Sunday, January 3, 2010

Giraffes are giraffing and people are peopling

New mix: Giraffes are giraffing and people are peopling


dl:
part 1
part 2

Loving that song by The Go-Betweens Too Much Of One Thing:

"nothing in these days is constant, come home to chance"

I was listening to a podcast by Alan Watts and he was going off on the restraints of language. He said that many Eastern languages don't have such a strong distinction between parts of speech, such as nouns and verbs. Even in Korean, there's so many nouns and verbs that are the same word, and you can turn most nouns into a verb by just altering the ending slightly (by adding the "to do" verb stem).

In fact, he said that in the overall recorded history of languages, Western languages probably maintain a thin minority in the way that its speakers create and forge brutal divisions between grammatical structures. This unnecessary categorization of language into isolated parts (such as nouns and verbs, where some words are strictly "agents" and others are strictly "operators"), introduces a multitude of limitations on the way we can use language.

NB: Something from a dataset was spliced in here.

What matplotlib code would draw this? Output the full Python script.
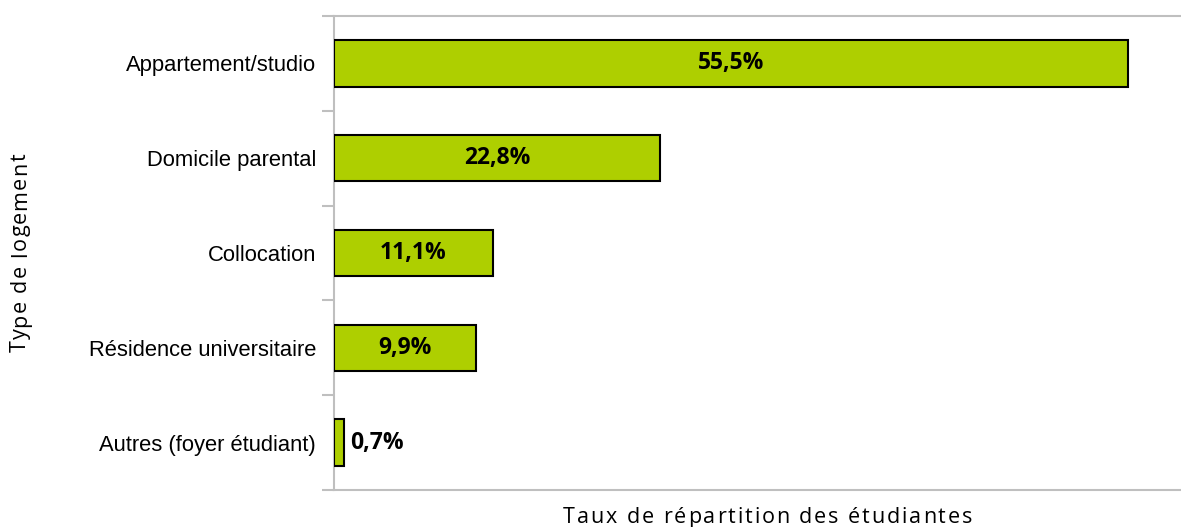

What he suggests, and what I have to strongly agree with, is the notion of how free-flowing and limitless language could be once these restraints are taken off it. He imagines a world where "Giraffes are giraffing, trees are treeing, stars are starring, clouds are clouding, rain is raining, and people are peopling."

And yet as much as I support this idea, so many times I feel like if I don't place a set of arbitrary constraints on myself for a particular art project, I feel so listless and unable to produce anything at all. Weird.